I don't think t-shirt sizes is absurd. It's one of the few good ways that really conveys "we have only a very vague idea how long this will take".

Story points are dumb because they always are just a bad proxy for time.

Really though, the right solution is time plus confidence. Instead of "4 days" it should be "1-8 days" or whatever.

Unfortunately a large number of people simply can't comprehend this, and also no tools support it, so I've never seen it actually done. I imagine management wouldn't like it either because then they can't pretend they have a perfect plan with no uncertainty.

Kon-Peki|1 year ago

> Really though, the right solution is time plus confidence. Instead of "4 days" it should be "1-8 days" or whatever.

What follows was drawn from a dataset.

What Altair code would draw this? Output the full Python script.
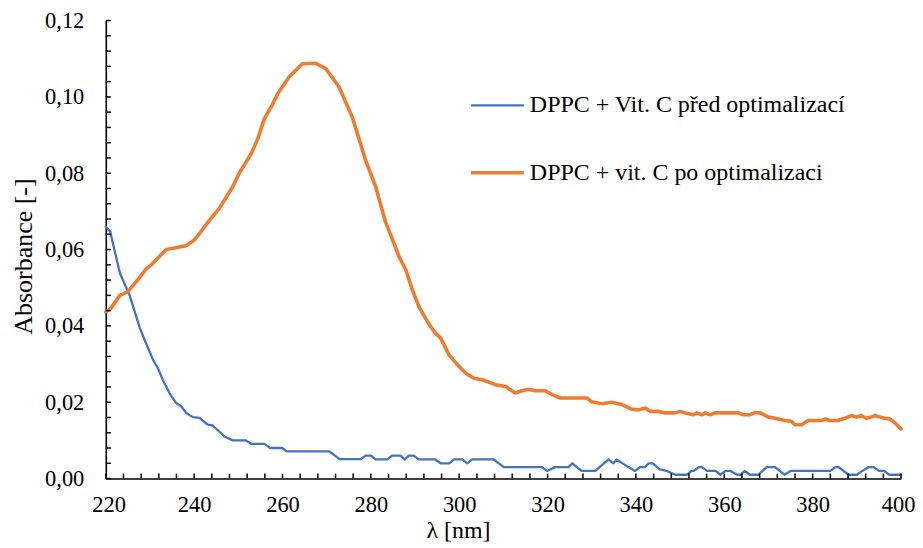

It's a half-assed reimplementation of PERT charts, which were invented in the 1950s and used successfully for many decades, until everyone decided that everything old is terrible.

conductr|1 year ago

I feel like if that task took 8 days you’d end up having to explain everything that happened and why it couldn’t be done in 1.

bengale|1 year ago

At least there is some honesty there. Everywhere that does estimates, even if they make the devs think its complexity or some other nonsense, is translating that to days somewhere down the line.

swader999|1 year ago

I spit my coffee all over the table when they ask for days. And they look at me like I'm crazy.

rvense|1 year ago

We should call them fairy tale points.